Performance Improvement Plans (PIPs) became known as “pre-termination paperwork” rather than genuine improvement opportunities, with employees recognizing that being put on a PIP almost always leads to termination regardless of performance changes.
The Theoretical vs. Actual Purpose
PIPs theoretically document performance problems, set improvement goals, and provide support to help struggling employees succeed. In practice, PIPs function as legal documentation building cases for termination—protecting companies from wrongful termination lawsuits by showing they gave employees “a chance to improve.” Employees placed on PIPs report that goals are often unrealistic, support is minimal, and managers have already decided on termination.

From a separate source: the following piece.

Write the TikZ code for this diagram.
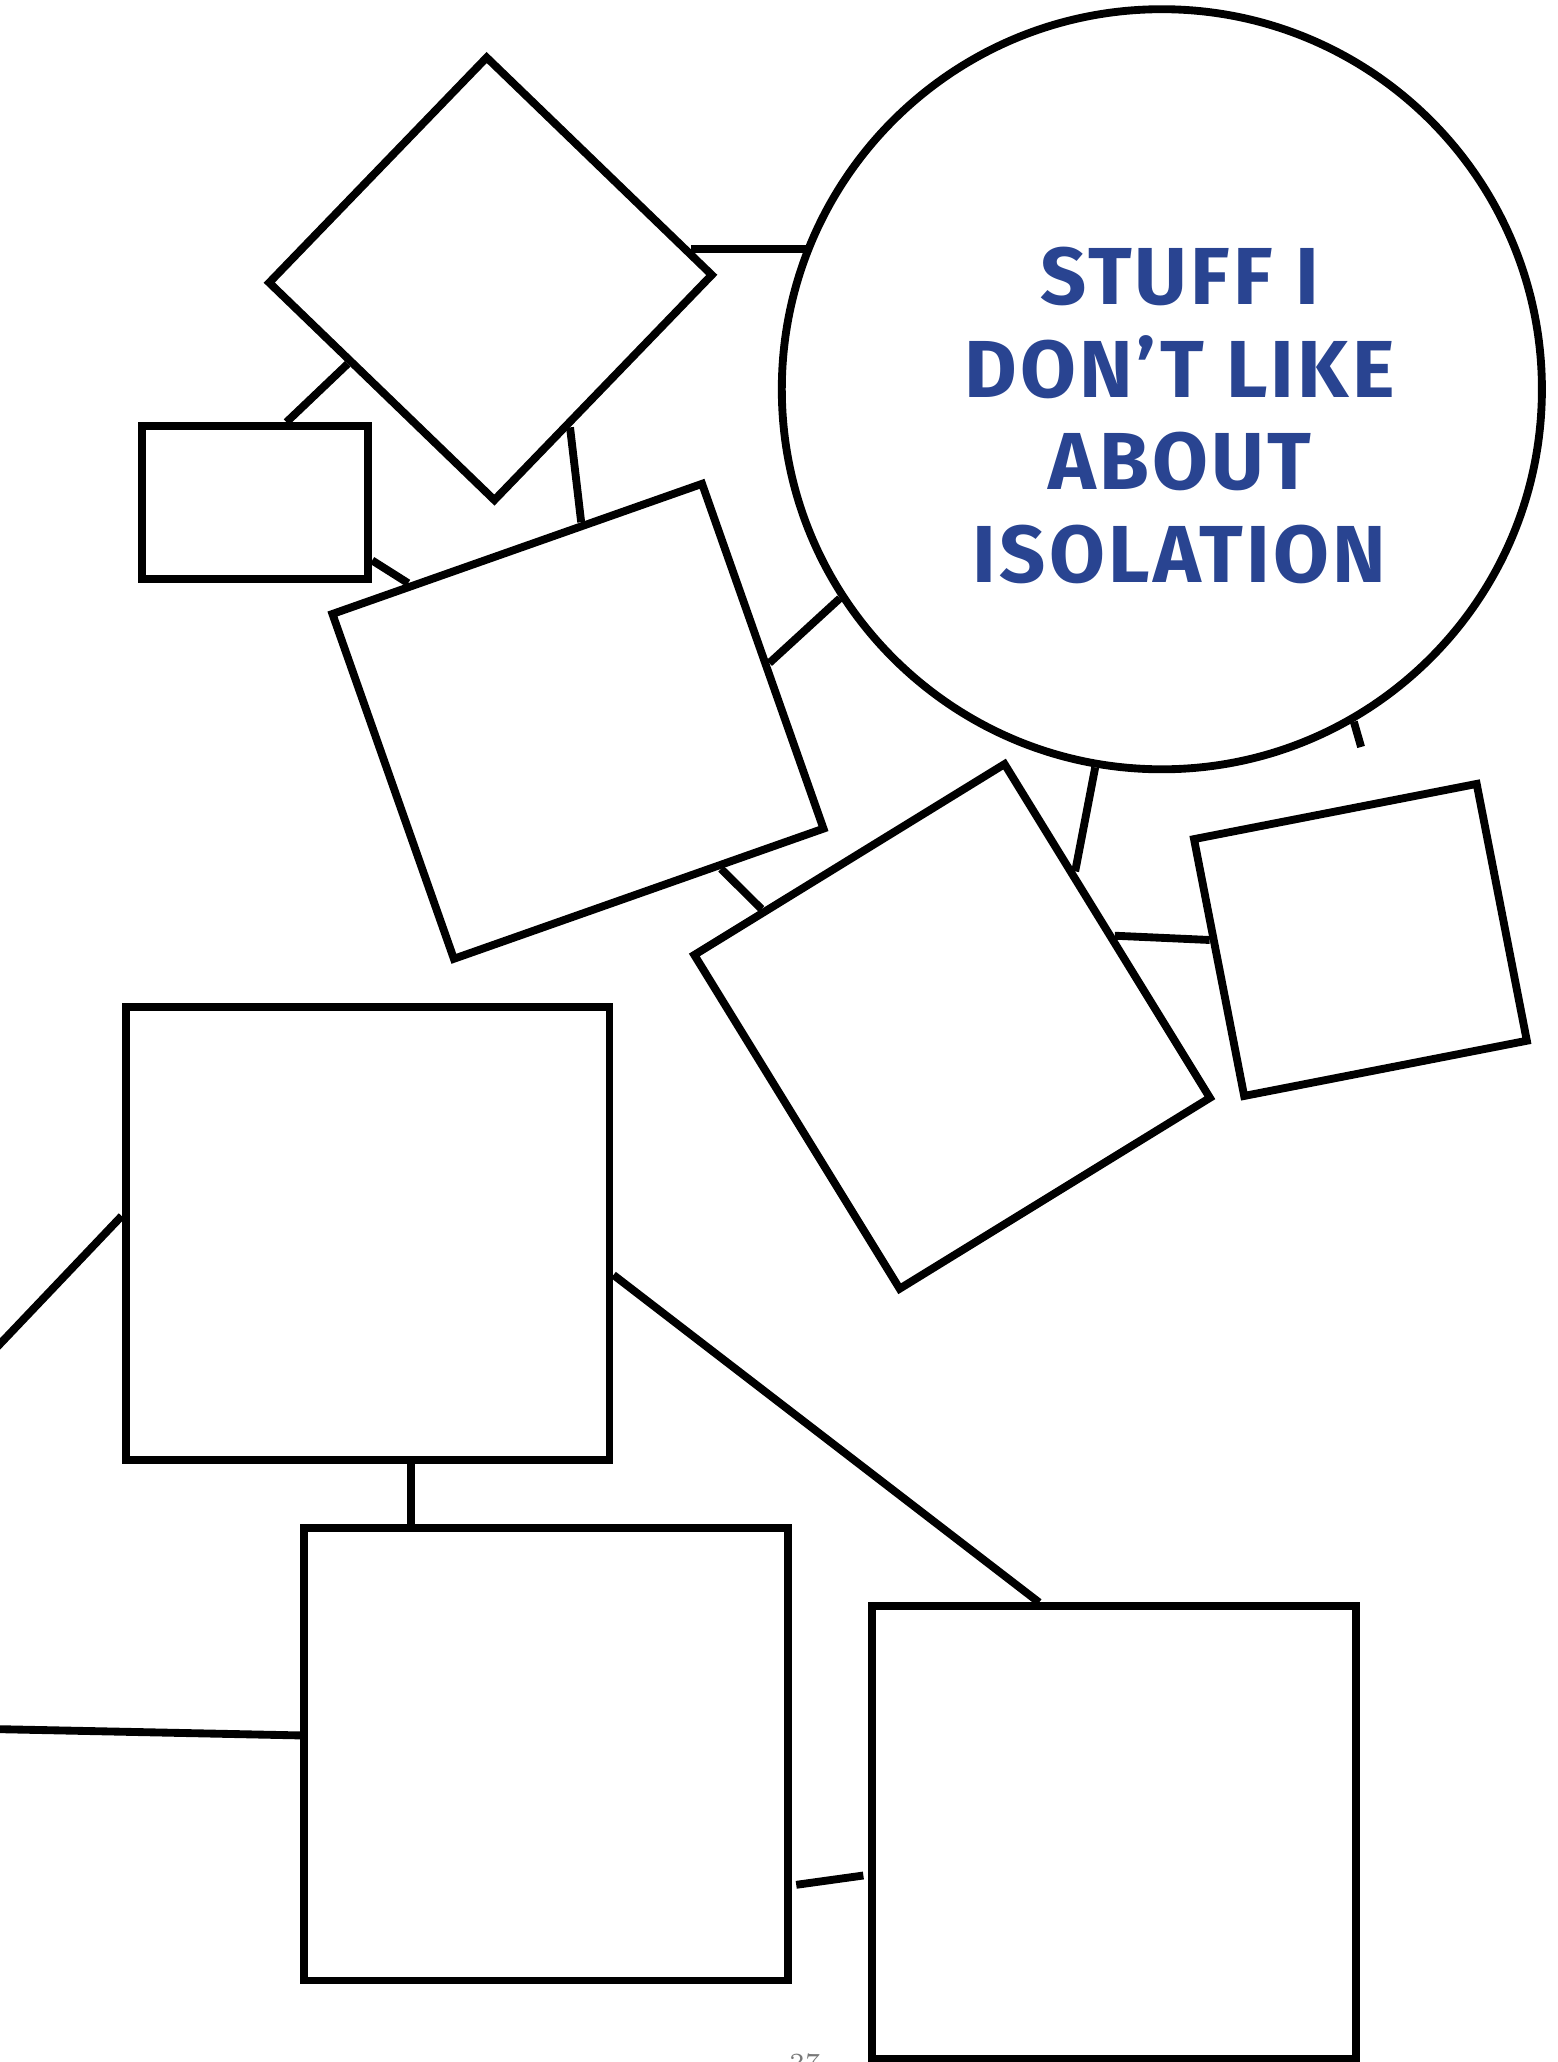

The Social Media Warning System
“I got put on a PIP” Twitter threads consistently receive advice to immediately start job searching. Career advisors confirm: fewer than 10-20% of employees survive PIPs, and those who do often leave voluntarily due to damaged relationships and stigma. The PIP process typically lasts 30-90 days—exactly enough time to find a new job before termination. Smart employees treat PIPs as “you have three months to find a new job with paycheck continuity.”
The Tech Industry Layoff Tool
During 2022-2023 tech layoffs, companies used PIPs to reduce headcount while avoiding mass layoff notifications and severance obligations. This “quiet firing” involved suddenly placing previously well-reviewed employees on PIPs, then terminating them for “performance” rather than as layoffs. The practice sparked backlash for dishonesty—employees would prefer honest layoffs to manufactured performance failures.